Could it really be true? Are we really looking at a 20% pop in Rite Aid (NYSE:RAD) stock? The stock has had an awful run in the last five years, just sitting around as dead money -- hovering around $1.00 a share for a while with periodic bounces to $1.50 or $1.75, only to fall again. Even after today's meteoric pop, the stock still needs to triple to get back to its pre 2008/2009 market crash levels of $6.50. Well, now there is some evidence that RAD is on its way back to making shareholders money once again. Why? Well RAD has reported its second-straight quarterly profit and first annual gain in six years.
RAD' stock is up 20%, or 35 cents a share hitting a new annual 52-week high price of $2.15. Volume is nearly four times the average about 2 hours into trading with 39 million shares trading hands. The average volume in around 10 million. How good was the quarter? Well the company earned over $124 million equating to a gain of 13 cents per share in the last quarter. What's more is that this is a complete turnaround from the comparable year ago quarter that saw a loss $164 million or 18 cents per share. One important year over year comparison to note is that revenue fell over 9% in this year's quarter to $6.45 billion compared with lasts years $7 billon. Still, this was a top and bottom line beat as analysts were expecting a loss of $0.02 per share with $6.4 billion in revenue. For the year RAD earned $107.5 million, or 12 cents per share, on $25.4 billion in revenue.
Generic Drugs Drive Profits
This year's quarter was however shorter than last which impacted revenue, but there were some weaknesses. Revenue from stores open at least a year (which is a reliable retail indicator that controls for volatility in stores that newly opened or closed) decreased nearly 2%. The number of prescriptions filled at stores open at least a year rose around 3% in the quarter but there was still a 3.1% decline in pharmacy revenue. This is primarily due to the increase in generic drug sales. While there were more generic drugs sales (which are much cheaper than brand name), this led to revenue declines. However, this helped the company turn a profit. Although revenues are less, the profit margin is actually wider on these sales. The increase in generic prescriptions is not unique to RAD, as major competitors CVS (NYSE:CVS) and Walgreen (WAG) have also noted similar trends.

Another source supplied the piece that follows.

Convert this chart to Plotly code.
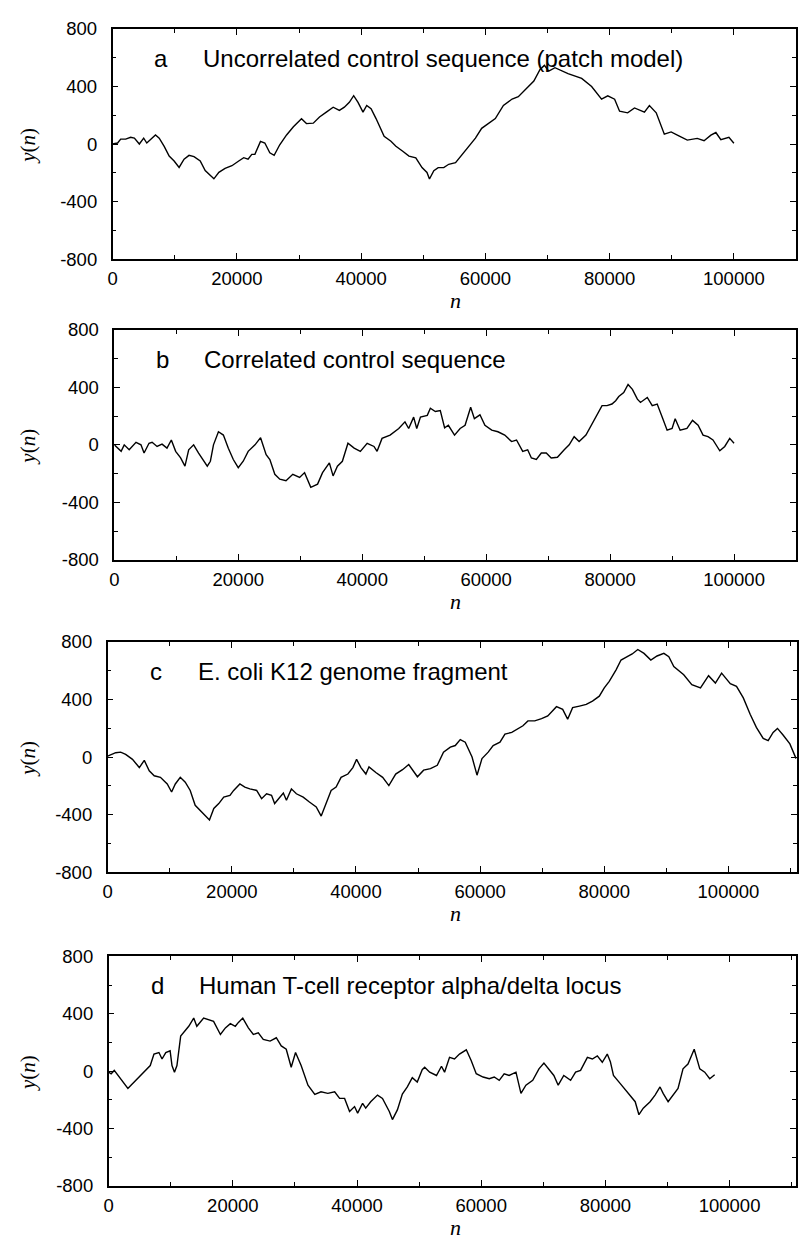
import plotly.graph_objects as go

# ---------------- data ----------------
n_a = [0, 800, 1300, 2100, 2900, 3500, 4300, 5000, 5500, 6100, 6900, 7500, 8300, 9100, 9900,
       10700, 11500, 12300, 13100, 14100, 14900, 16300, 17100, 18100, 19200, 20300, 21100, 21800,
       22400, 22900, 23800, 24500, 25300, 26000, 26900, 28000, 29100, 30400, 31200, 32300, 33300,
       34400, 35500, 36500, 37300, 38100, 38800, 39500, 40300, 40900, 41600, 42400, 43200, 43700,
       44800, 45600, 46700, 47700, 48800, 49800, 50600, 51000, 51700, 52400, 53300, 54100, 55200,
       56300, 57300, 58400, 59400, 60500, 61600, 62900, 64300, 65300, 66700, 67800, 68800, 69500,
       70200, 71200, 73300, 75500, 77100, 78700, 79700, 80800, 81600, 82900, 84000, 85600, 86400,
       87500, 88800, 89900, 90900, 92500, 94100, 95200, 96300, 97100, 97900, 99200, 100000]
y_a = [0, 7, 34, 34, 47, 41, 0, 41, 7, 34, 63, 41, -16, -84, -118,
       -163, -106, -79, -88, -118, -185, -242, -197, -170, -151, -118, -95, -106,
       -72, -72, 18, 7, -61, -79, -5, 63, 120, 176, 142, 145, 188,
       222, 256, 234, 256, 290, 336, 290, 222, 268, 245, 177, 98, 53,
       19, -16, -50, -84, -96, -164, -198, -243, -186, -164, -164, -141, -130,
       -73, -16, 41, 109, 143, 177, 268, 313, 329, 393, 438, 518, 547,
       507, 531, 490, 456, 400, 312, 335, 312, 228, 217, 251, 221, 267,
       217, 68, 84, 62, 27, 39, 23, 62, 80, 30, 46, 5]

n_b = [0, 500, 1100, 1600, 2400, 3500, 4300, 4800, 5600, 6100, 6900, 7700, 8500, 9200, 9900,
       10700, 11400, 12000, 12800, 13600, 14400, 15000, 15500, 16000, 16800, 17600, 18400, 19200,
       20000, 20800, 21600, 22700, 23600, 24500, 25100, 25900, 26700, 27700, 28800, 29900, 30700,
       31700, 32800, 33600, 34700, 35300, 36000, 36800, 37700, 38700, 39700, 40800, 41900, 42400,
       43200, 44500, 45900, 46900, 47500, 48300, 48800, 49400, 50500, 51000, 51800, 52600, 53300,
       53900, 54900, 55800, 56600, 57500, 58100, 59000, 59800, 60900, 61900, 63000, 64100, 64900,
       65900, 66700, 67300, 68100, 68900, 69700, 70500, 71500, 72600, 73400, 74200, 75000, 76100,
       77100, 77900, 78700, 79500, 80300, 80900, 81400, 82200, 82900, 83600, 84400, 84900, 86000,
       86800, 87600, 88400, 89200, 90000, 90500, 91300, 92400, 93300, 94200, 95000, 95800, 96600,
       97700, 98500, 99300, 100000]
y_b = [0, -23, -45, 0, -34, 18, 0, -57, 11, 18, -11, 5, -23, 34, -45,
       -91, -148, -34, 0, -57, -114, -148, -114, 0, 91, 68, -23, -102,
       -159, -114, -45, 0, 50, -68, -102, -205, -239, -250, -205, -227, -193,
       -295, -273, -193, -125, -216, -148, -114, 11, -23, -45, 11, -11, -45,
       45, 68, 114, 160, 114, 193, 114, 193, 205, 255, 232, 239, 118,
       136, 68, 114, 136, 261, 182, 209, 136, 102, 91, 68, 23, 34,
       -45, -34, -91, -102, -57, -57, -91, -86, -34, 0, 57, 23, 68,
       148, 216, 273, 273, 284, 307, 336, 364, 420, 386, 318, 295, 330,
       273, 284, 193, 102, 114, 182, 102, 114, 170, 136, 68, 57, 34,
       -41, -11, 45, 11]

n_c = [0, 500, 1300, 2100, 2900, 4000, 5100, 5900, 6700, 7500, 8500, 9600, 10300, 10900, 11700,
       12500, 13300, 14100, 14900, 15700, 16400, 17100, 17900, 18700, 19700, 20300, 21300, 22100,
       22900, 24000, 24800, 25600, 26400, 26900, 27700, 28300, 28800, 29600, 30400, 31500, 32500,
       33600, 34400, 34900, 36000, 36800, 37600, 38700, 39500, 40100, 40800, 41600, 42100, 43200,
       44300, 45300, 46400, 47500, 48500, 49900, 50900, 52000, 53100, 54100, 55200, 56000, 56800,
       57600, 58700, 59500, 60300, 61300, 62100, 63200, 64000, 65100, 65900, 66900, 67700, 68800,
       69900, 70900, 72300, 73300, 74100, 74900, 76000, 77100, 78100, 79200, 80000, 80800, 81900,
       82700, 83700, 84500, 85400, 86400, 87500, 88500, 89600, 90400, 91200, 92800, 94100, 95500,
       96800, 97900, 98900, 100300, 101300, 102400, 103500, 104500, 105600, 106400, 107200, 107900,
       108800, 109900, 110900]
y_c = [7, 18, 30, 34, 18, -16, -73, -23, -96, -130, -141, -187, -243, -187, -141,
       -175, -232, -335, -369, -403, -437, -357, -323, -278, -266, -232, -187, -209,
       -221, -232, -289, -255, -266, -323, -278, -250, -300, -221, -255, -278, -312,
       -346, -410, -357, -232, -209, -141, -118, -73, -16, -73, -118, -68, -107,
       -141, -198, -118, -88, -52, -137, -91, -80, -57, 34, 69, 80, 121,
       103, 0, -126, -11, 34, 80, 103, 160, 171, 194, 217, 251, 251,
       267, 286, 350, 331, 263, 343, 354, 366, 389, 423, 480, 526, 606,
       674, 697, 716, 747, 720, 674, 702, 720, 697, 629, 572, 503, 480,
       565, 514, 583, 510, 491, 411, 297, 206, 130, 114, 171, 199,
       153, 91, -11]

n_d = [0, 400, 900, 1700, 2500, 3100, 3600, 4400, 5200, 6000, 6700, 7300, 8100, 8600, 9200,
       9900, 10200, 10600, 11000, 11600, 12400, 12900, 13700, 14200, 15300, 16100, 16900, 18000,
       18800, 19600, 20400, 20900, 21600, 22500, 23300, 24100, 24900, 26000, 27000, 27800, 28600,
       29400, 30100, 31000, 32100, 33200, 34200, 35300, 36400, 37200, 38000, 38800, 39600, 40100,
       40900, 41400, 42200, 43300, 44100, 45200, 45700, 46500, 47300, 48100, 48900, 49700, 50500,
       50900, 51700, 52800, 53600, 54100, 54900, 55700, 56500, 57600, 58400, 59200, 60300, 61300,
       62100, 62900, 63700, 64500, 65600, 66400, 67200, 68300, 69300, 70100, 70900, 71700, 72400,
       73300, 74400, 75200, 76000, 77100, 77900, 78700, 79500, 80300, 80800, 81300, 82400, 83700,
       84800, 85400, 86100, 87200, 88000, 88800, 89300, 90100, 90900, 91700, 92500, 93300, 94300,
       95200, 96000, 96800, 97600]
y_d = [-7, -18, 5, -41, -87, -121, -98, -64, -30, 5, 39, 119, 130, 85, 130,
       142, 39, -7, 39, 245, 290, 313, 370, 313, 370, 359, 347, 256,
       302, 331, 313, 340, 370, 302, 256, 267, 222, 210, 233, 176, 153,
       27, 130, 39, -98, -162, -144, -155, -144, -190, -190, -281, -247, -293,
       -224, -258, -213, -167, -190, -281, -338, -270, -160, -110, -45, -76, 10,
       27, -7, -30, 34, -7, 96, 85, 119, 149, 73, -18, -41, -53,
       -41, -64, -18, -30, -7, -155, -98, -64, 16, 57, 16, -30, -98,
       -30, -64, -7, 5, 96, 85, 107, 62, 119, 66, -30, -87, -155,
       -213, -304, -258, -213, -167, -110, -155, -213, -167, -121, 16, 50, 153,
       16, -7, -53, -25]

panel_letters = ["a", "b", "c", "d"]
panel_titles = ["Uncorrelated control sequence (patch model)",
                "Correlated control sequence",
                "E. coli K12 genome fragment",
                "Human T-cell receptor alpha/delta locus"]
x_ticks = [0, 20000, 40000, 60000, 80000, 100000]
x_tick_labels = ["0", "20000", "40000", "60000", "80000", "100000"]
y_ticks = [-800, -400, 0, 400, 800]
y_tick_labels = ["-800", "-400", "0", "400", "800"]

# ---------------- layout geometry (pixels) ----------------
W, H = 799, 1245
# (left, right, top, bottom, xmax)
boxes = [(108.3, 796.0, 18.3, 252.3, 110000),
         (110.0, 796.0, 324.3, 558.3, 110000),
         (103.3, 796.7, 641.7, 876.0, 111000),
         (104.3, 796.0, 961.7, 1195.0, 110700)]

series = [(n_a, y_a), (n_b, y_b), (n_c, y_c), (n_d, y_d)]

fig = go.Figure()
SANS = "Liberation Sans, Arial, Helvetica, sans-serif"
SERIF = "Liberation Serif, Times New Roman, serif"
TICKFONT = dict(family=SANS, size=18.5, color="black")
annotations = []
layout = dict(width=W, height=H, margin=dict(l=0, r=0, t=0, b=0),
              paper_bgcolor="white", plot_bgcolor="white", showlegend=False)

for i, ((xs, ys), (l, r, t, b, xmax)) in enumerate(zip(series, boxes)):
    k = "" if i == 0 else str(i + 1)
    fig.add_trace(go.Scatter(x=xs, y=ys, mode="lines",
                             line=dict(color="black", width=1.4),
                             xaxis="x" + k, yaxis="y" + k, hoverinfo="skip"))
    common = dict(showline=True, linecolor="black", linewidth=1.5, mirror="allticks",
                  ticks="inside", ticklen=6, tickwidth=1, tickcolor="black",
                  showgrid=False, zeroline=False, tickfont=TICKFONT, fixedrange=True)
    layout["xaxis" + k] = dict(common, domain=[l / W, r / W], range=[0, xmax],
                               tickvals=x_ticks, ticktext=x_tick_labels, anchor="y" + k,
                               ticklabelstandoff=2,
                               minor=dict(ticks="inside", ticklen=4, dtick=10000, tick0=0,
                                          tickcolor="black", showgrid=False))
    layout["yaxis" + k] = dict(common, domain=[1 - b / H, 1 - t / H], range=[-800, 800],
                               tickvals=y_ticks, ticktext=y_tick_labels, anchor="x" + k,
                               ticklabelstandoff=10,
                               minor=dict(ticks="inside", ticklen=4, dtick=200, tick0=0,
                                          tickcolor="black", showgrid=False))
    # panel letter and title
    annotations.append(dict(x=7800, y=595, xref="x" + k, yref="y" + k, text=panel_letters[i],
                            showarrow=False, xanchor="center", yanchor="middle",
                            font=dict(family=SANS, size=24, color="black")))
    annotations.append(dict(x=14200, y=595, xref="x" + k, yref="y" + k, text=panel_titles[i],
                            showarrow=False, xanchor="left", yanchor="middle",
                            font=dict(family=SANS, size=24, color="black")))
    # axis titles
    annotations.append(dict(x=23 / W, y=1 - ((t + b) / 2 + 2) / H, xref="paper", yref="paper",
                            text="<i>y</i>(<i>n</i>)", textangle=-90, showarrow=False,
                            xanchor="center", yanchor="middle",
                            font=dict(family=SERIF, size=21, color="black")))
    annotations.append(dict(x=453 / W, y=1 - (b + 42) / H, xref="paper", yref="paper",
                            text="<i>n</i>", showarrow=False, xanchor="center", yanchor="middle",
                            font=dict(family=SERIF, size=22, color="black")))

layout["annotations"] = annotations
fig.update_layout(**layout)
fig.write_html("out.html")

Rite Aid currently has operations in over half the United States. It operates 31 states and the District of Columbia, but are still much smaller than CVS and WAG. Further, the space is seeing competition from grocery store pharmacies as well as major big box pharmacies such as Wal-Mart (NYSE:WMT) and Target (NYSE:TGT). These businesses are slowly taking some market share from the major pharmacy chains. This has not impeded RAD's long-term plans to reshape the its business. RAD has closed hundreds of under-performing stores that were seeing decreasing volumes and reduced same store sales in the last five years. Some of the newer stores have much larger pharmacy waiting areas and private consultation rooms. Further, some of the newest stores have a nutritional focus with large stocks of organic food, natural personal care products and shelves full of vitamins and supplements. The company plans to add another 400 plus of these new style pharmacies this year. For this year RAD is guiding net income to range between 4 and 20 cents per share with revenues of $24.8 billion to $25.3 billion in revenue. Analysts expect less, on average, with earnings coming in at 4 cents per share on $25.17 billion in revenue.
It seems RAD is taking the necessary steps to ensure its survival and return to growth. The rise in generic drug sales will likely continue and I expect this to feed the bottom (though not the top) lines. Further, RAD's realization that many consumers are interested in the use of supplements, vitamins and all natural products should help attract retail sales. The closing of non-performing stores, while an upfront expense will save money years out as the rebuild and move into new market places. Further, with analysts on the low end of RAD's fiscal year expectations, I suspect to either see increased analyst estimates over the year, or possibly RAD continuing to beat numbers. So why is this a bitter pill to swallow? Well, I own a very small position and raised some capital by selling $2.00 April 19 covered calls before earnings. It seems some of my stock may be called away … and given RAD's performance and future growth potential, I may have to buy some back at a higher price.
Disclosure: I am long RAD. I wrote this article myself, and it expresses my own opinions. I am not receiving compensation for it (other than from Seeking Alpha). I have no business relationship with any company whose stock is mentioned in this article. I sold $2.00 April 19 Covered Calls and am at risk of being called away on 30% of the position.